– Хорошо, в Шелестове я уверен, – ответил Берия, помолчав. – Но захват документации с боем – это до такой степени крайний сценарий, что мне даже думать об этом не хочется. Вы понимаете меня, Петр Анатольевич? Вы понимаете, чем это грозит?
– Да, понимаю, – спокойно ответил Платов. – Мы можем не получить интересующую нас информацию и навсегда потерять доступ к проекту «ФАУ».
– Так, Петр Анатольевич, – усталым голосом подтвердил Берия. – Работа Шелестова и его группы в Норвегии очень помогла нам, мы получили в союзники немецкого специалиста в области атомной программы. Доступ к немецким разработкам, в которых они продвинулись дальше всех, позволит сэкономить нам годы работы. Годы! Которых у нас нет. Победа близка, она не за горами, но победа над Германией – это еще не гарантия существования нашей страны. Вы понимаете это не хуже меня. К сожалению, в правительстве не все это понимают. Есть у нас деятели, страдающие болезнью «шапкозакидательства».

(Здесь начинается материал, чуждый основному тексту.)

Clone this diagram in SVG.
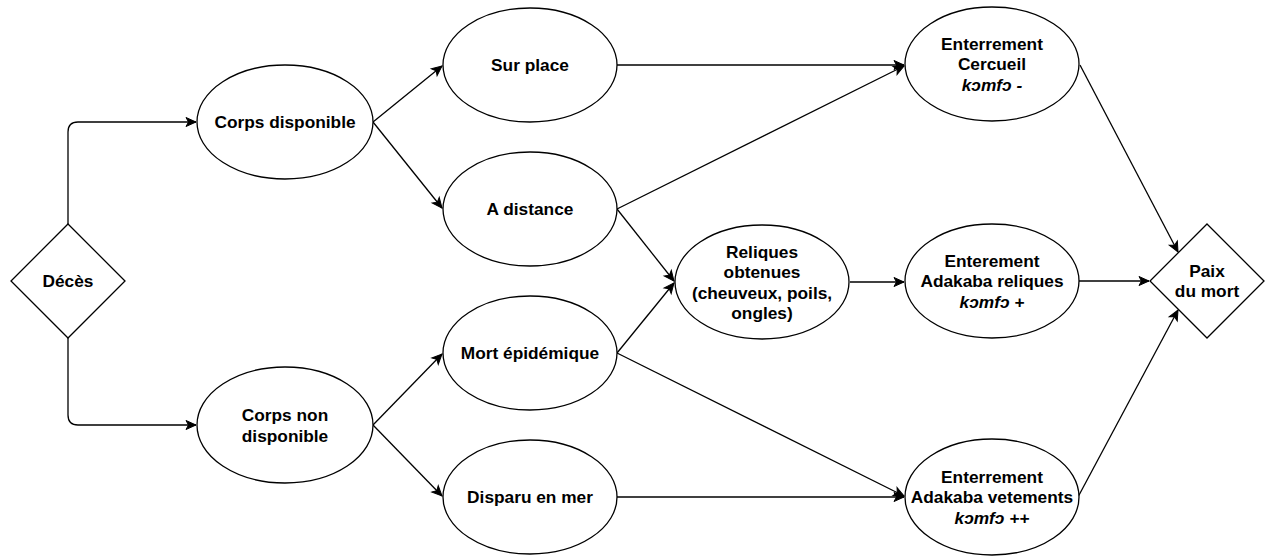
<svg xmlns="http://www.w3.org/2000/svg" width="1265" height="556" viewBox="0 0 1265 556">
<style>
.n{fill:#fff;stroke:#000;stroke-width:1.3}
.t{font-family:"Liberation Sans",Arial,Helvetica,sans-serif;font-size:17.3px;font-weight:bold;fill:#000;text-anchor:middle}
.i{font-style:italic}
.c{fill:none;stroke:#000;stroke-width:1.3}
</style>
<defs>
<marker id="a" markerUnits="userSpaceOnUse" markerWidth="12" markerHeight="10" refX="10" refY="4.5" orient="auto" overflow="visible">
<path d="M0,0 L10,4.5 L0,9 L2.5,4.5 Z" fill="#000" stroke="#000" stroke-width="1"/>
</marker>
</defs>
<rect width="1265" height="556" fill="#fff"/>
<g id="connectors">
<path class="c" d="M68,224 V132 Q68,122 78,122 H196" marker-end="url(#a)"/>
<path class="c" d="M68,338 V415 Q68,425 78,425 H196" marker-end="url(#a)"/>
<path class="c" d="M373,122 L442,66" marker-end="url(#a)"/>
<path class="c" d="M373,122 L442,208" marker-end="url(#a)"/>
<path class="c" d="M373,425 L442,354" marker-end="url(#a)"/>
<path class="c" d="M373,425 L442,496" marker-end="url(#a)"/>
<path class="c" d="M617,65 L904,65" marker-end="url(#a)"/>
<path class="c" d="M617,209 L904,66" marker-end="url(#a)"/>
<path class="c" d="M617,209 L674,281" marker-end="url(#a)"/>
<path class="c" d="M617,353 L674,283" marker-end="url(#a)"/>
<path class="c" d="M617,353 L904,496" marker-end="url(#a)"/>
<path class="c" d="M617,497 L904,497" marker-end="url(#a)"/>
<path class="c" d="M850,282 L904,282" marker-end="url(#a)"/>
<path class="c" d="M1080,65 L1178,252" marker-end="url(#a)"/>
<path class="c" d="M1078,281 L1149,281" marker-end="url(#a)"/>
<path class="c" d="M1078,497 L1178,310" marker-end="url(#a)"/>
</g>
<g id="deces">
<polygon class="n" points="68,224 125,281 68,338 11,281"/>
<text class="t" x="68" y="287">Décès</text>
</g>
<g id="corps-disponible">
<ellipse class="n" cx="285" cy="122" rx="88" ry="57"/>
<text class="t" x="285" y="128">Corps disponible</text>
</g>
<g id="corps-non-disponible">
<ellipse class="n" cx="285" cy="425" rx="88" ry="58"/>
<text class="t" x="285" y="421">Corps non</text>
<text class="t" x="285" y="441.5">disponible</text>
</g>
<g id="sur-place">
<ellipse class="n" cx="530" cy="65" rx="87" ry="57"/>
<text class="t" x="530" y="71">Sur place</text>
</g>
<g id="a-distance">
<ellipse class="n" cx="530" cy="209" rx="87" ry="57"/>
<text class="t" x="530" y="215">A distance</text>
</g>
<g id="mort-epidemique">
<ellipse class="n" cx="530" cy="353" rx="87" ry="57"/>
<text class="t" x="530" y="359">Mort épidémique</text>
</g>
<g id="disparu-en-mer">
<ellipse class="n" cx="530" cy="497" rx="87" ry="57"/>
<text class="t" x="530" y="503">Disparu en mer</text>
</g>
<g id="reliques">
<ellipse class="n" cx="762" cy="282" rx="87" ry="57"/>
<text class="t" x="762" y="257.5">Reliques</text>
<text class="t" x="762" y="278">obtenues</text>
<text class="t" x="762" y="298.5">(cheuveux, poils,</text>
<text class="t" x="762" y="319">ongles)</text>
</g>
<g id="enterrement-cercueil">
<ellipse class="n" cx="992" cy="64" rx="87" ry="57"/>
<text class="t" x="992" y="49.5">Enterrement</text>
<text class="t" x="992" y="70">Cercueil</text>
<text class="t i" x="992" y="90.5">kɔmfɔ -</text>
</g>
<g id="enterement-reliques">
<ellipse class="n" cx="992" cy="281" rx="87" ry="57"/>
<text class="t" x="992" y="266.5">Enterement</text>
<text class="t" x="992" y="287">Adakaba reliques</text>
<text class="t i" x="992" y="307.5">kɔmfɔ +</text>
</g>
<g id="enterrement-vetements">
<ellipse class="n" cx="992" cy="497" rx="87" ry="58"/>
<text class="t" x="992" y="482.5">Enterrement</text>
<text class="t" x="992" y="503">Adakaba vetements</text>
<text class="t i" x="992" y="523.5">kɔmfɔ ++</text>
</g>
<g id="paix-du-mort">
<polygon class="n" points="1207,224 1264,281 1207,338 1150,281"/>
<text class="t" x="1207" y="276.5">Paix</text>
<text class="t" x="1207" y="297">du mort</text>
</g>
</svg>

Платов знал это. Он был хорошо осведомлен о том, почему западные союзники тянули с открытием второго фронта. Не сомневаясь в том, что Красная Армия одолеет фашистскую Германию, они хотели максимально измотать советское государство в этой войне, обескровить его до такой степени, чтобы Советский Союз стал после войны сговорчивее. Знал Платов и о мнении Черчилля, всемогущего премьер-министра Великобритании, начавшего свою политическую карьеру еще в 1899 году, когда он впервые баллотировался в парламент от Консервативной партии. Первые свои шаги политика на мировой арене он сделал во время англо-бурской войны. Именно Черчилль был одним из главных сторонников и основных инициаторов интервенции в Советскую Россию, заявив о необходимости «задушить большевизм в колыбели». Именно Черчилль заявил о том, что в мире разразилась не Вторая мировая война, а продолжается 30-летняя. Так он оценивал события на европейском театре действий. Рассчитывать, что Великобритания и Черчилль стали вдруг союзниками и верными друзьями СССР, мог лишь наивный дурак.
Платов отдавал себе отчет в том, что открытие второго фронта произошло в тот момент, когда возникла реальная угроза продвижения Красной Армии в Европе. Что произойдет в тех странах, которые СССР освободит от гитлеровской оккупации? К власти придут правительства, лояльные СССР. Чем больше территорий освободит Советский Союз, тем больше станет социалистический лагерь. Поставки по ленд-лизу тоже были весьма своеобразной помощью Советскому Союзу. Это долговые обязательства, по которым СССР будет расплачиваться не один десяток лет.
Помощь в победе над Германией гарантировали США сохранение государственности СССР и выплату по долгам. Нет никаких гарантий, что после войны Запад не начнет душить измотанный Советский Союз экономически. Возможно, что давление будет сопровождаться угрозами и диктовкой своих условий, вплоть до угрозы новой войны со стороны Запада.
Берия прав! Если у Советского Союза к тому времени будет ядерное оружие, если он станет ядерной державой, то разговор вести с нашей страной придется на равных. Тут уже угрозой войны не ограничишься. Воевать с ядерной державой нельзя. Любая доктрина будет оправдывать применение ядерного оружия, когда возникнет угроза существования стране, его имеющей. Берия прав, надо спешить.
Черняев открыл глаза. Над ним был серый, давно не беленный потолок. Лежать было неудобно, или он просто отлежал бока. Эта мысль пришла в голову мгновенно, за ней последовали мысли, что лежит он давно, что он был без сознания. И главным является вопрос: где же он находится? В лагерном лазарете, в камере под землей. Да, были в цеху такие камеры, где сидели проштрафившиеся или лежали на нарах больные, которых лечил местный лекарь.
Иван закашлялся, горло тут же наполнилось вязкой субстанцией. Он с трудом сглотнул мокроту и прислушался к себе. В груди во время дыхания что-то скрипело и царапало. Болело во время вдоха с левой стороны. «Наверное, воспаление легких», – подумал Черняев обреченно. Он сразу вспомнил свой путь под землей, холод, потом реку и как он потерял сознание на берегу.